Lookahead (and, less so, lookbehind) assertions are actually extremely useful when crafting powerful regular expressions even in non-streaming contexts.
For example, if I want to use a regular expression to parse an HTML document (yes yes, bad idea, but bear with me), and I'm interested in grabbing the very first <pre> tag, I might write a regular expression that looks like
<pre>.*</pre>
This is great, unless there's two <pre> tags in the document. Now I might adjust it to look like
<pre>.*?</pre>
so I only get the first. But what if the <pre> tag actually has another <pre> tag nested in it? At the time I wrote this regex, perhaps this never happened, but the document was modified later. I'd rather have my regex fail then give me bad data, so how do I do that? This is actually not that hard if we have the atomic operator (?>…) (called the possessive operator in the re2 syntax), except re2 doesn't support that either, so we have to craft a very weird pattern (and we're simplifying here by assuming there's no whitespace in the tag)

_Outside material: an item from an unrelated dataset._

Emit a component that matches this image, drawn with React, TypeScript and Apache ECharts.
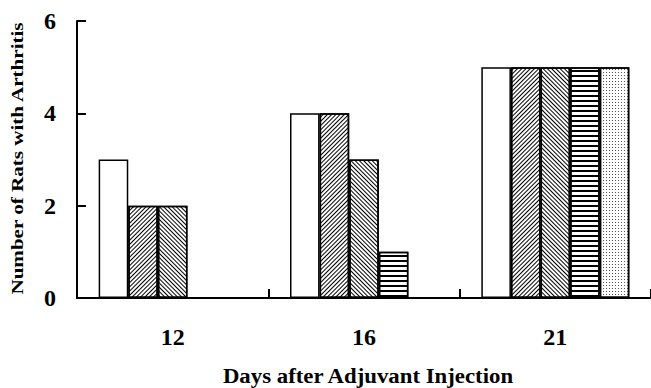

<pre>(?:<(?:[^p]|p[^r]|pr[^e]|pre[^>]|$)|[^<])*</pre>
(I make no guarantees about the correctness of the pattern)
The atomic version looks like
<pre>(?:(?><pre>)\A|.)*</pre>
Here we atomically match <pre>, followed by a non-matching token (\A, which we know cannot match at this point). The atomic operator means that once we encounter <pre> we cannot backtrack, and thus the pattern is guaranteed to fail.
The version with the lookahead operator is rather trivial
<pre>(?:(?!<pre>).)*</pre>
Here we just test for a lookahead on <pre> before consuming each character.
This is actually a real-world example. I have some source code right now that pulls a document from the web and parses out the content of the first <pre> tag. I tried using an HTML parser but the go-html-transform package can't handle this document (filed as issue #5), and I'm not building Go from source so I don't have the exp/html package. Luckily the document in question has a very simple structure that hasn't changed in years, so I don't feel so bad about using string parsing. However, I would like to be able to have my regular expression error out if the document does, in fact, change in structure, but I don't want to introduce the unreadable mess that is the 3rd pattern into my code.